Kite Aerial Photography
Right around the same time that I fell into the Summer Youth Programs gig, I started dabbling in kite aerial photography, or KAP for short. "Kite photography?" you ask, "What, like you put a camera on a kite?" Basically! Around 2010 I started throwing point and shoot cameras in the air on timers to get wacky aerial perspectives. Predictably, the photos were blurry and I broke several cameras. Then, in a brain fart, I wondered if it would be possible to hoist a camera into the air with a kite. This was before drones became a big thing so thinking outside of the box was still an okay thing to do. Lo and behold, a group of a few hundred die-hard kite aerial photographers from around the world had holed themselves up in a forum and welcomed me with open arms. I quickly became hooked.
The basic gist of kite aerial photography is that I would fly a big kite to generate lift to haul a camera up into the air. The kites had to be big - some of my favorites were 5'-8'
tall and could pull with 10-15 pounds of force with a steady wind. Once up in the air, I'd attach a camera rig to the line and reel out more string to send it up higher. The camera rig was automated to spin in small increments while remaining (mostly) level. When I started out I used servos to trigger the shutter, whereas later I used cameras with built-in intervalometers to reduce weight and camera shake. I never knew what the camera was actually seeing, but with practice I could get an idea of how high I'd need to be and how far from my target to get a good photo.
Obviously kite photography has some downsides. If the wind isn't blowing, I couldn't take photos. If it blew too much or erratically, I'd get knocked out of the sky. I couldn't fly just anywhere either, having to rely on big open spaces for emergency landing sites in case the wind dropped. Only twice did I ever get a kite stuck in a tree, and both times I managed to get it and my gear out safely. Since I didn't know what I was taking photos of, I'd have to take hundreds per outing and cull the bad ones for just a handful of keepers. This meant enduring an hour or more in the blowing wind each trip and was an effective way of building up my cold tolerance.
The results were incredible at the time, and still hold up to modern drone shots due to being able to use heavier mirrorless cameras for long periods of time. When I really hit my prime in 2013-2015, I was the only low-level aerial photographer in the Keweenaw area. Nobody had seen photos from above of our region's landmarks and towns before and tons of my photos went viral. My kite flying hay-day happened to coincide with two brutally cold winters that froze over lakes to a depth where I never had to worry about falling through thin ice. I had perfect flying patches almost everywhere! Flying in the summertime actually was a bit harder as all that ice melted and became a major hazard to my camera's health.

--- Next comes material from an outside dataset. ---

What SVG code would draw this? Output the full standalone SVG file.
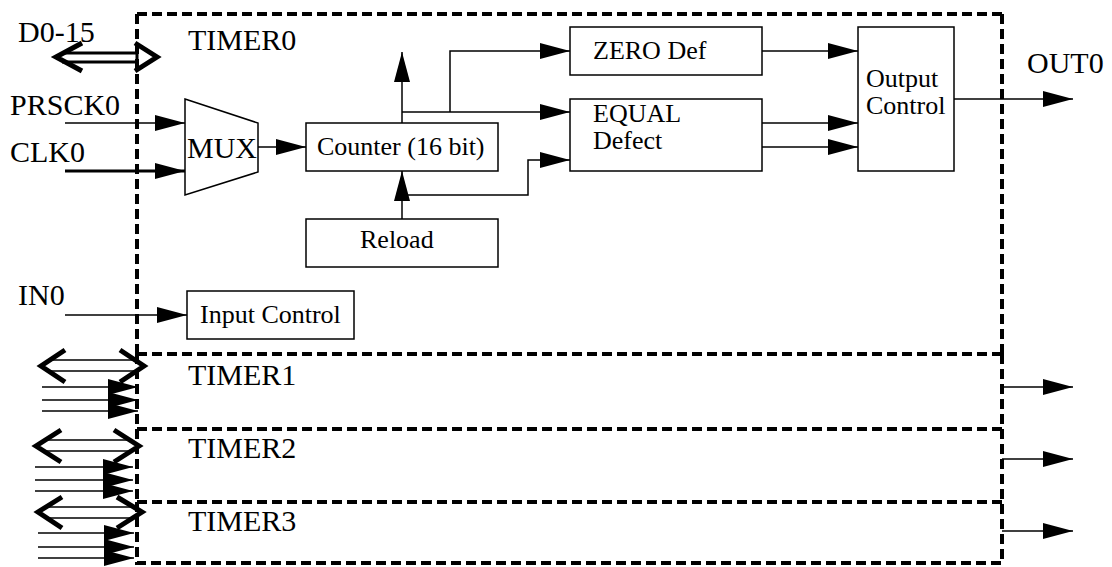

All good things come to an end though, and soon there were dozens of drone pilots buzzing around taking photos far more quickly, and in places where I could never reach. I'd also exhausted nearly every place I wanted to take photos of from above, significantly diminishing my interest. I'd seen everything I wanted to see, and soon I was consumed by other photo projects and new endeavors. I effectively hung up my kites and entered retirement in 2017. Who knows though, I still have all of my gear and could make a comeback someday. Only time will tell!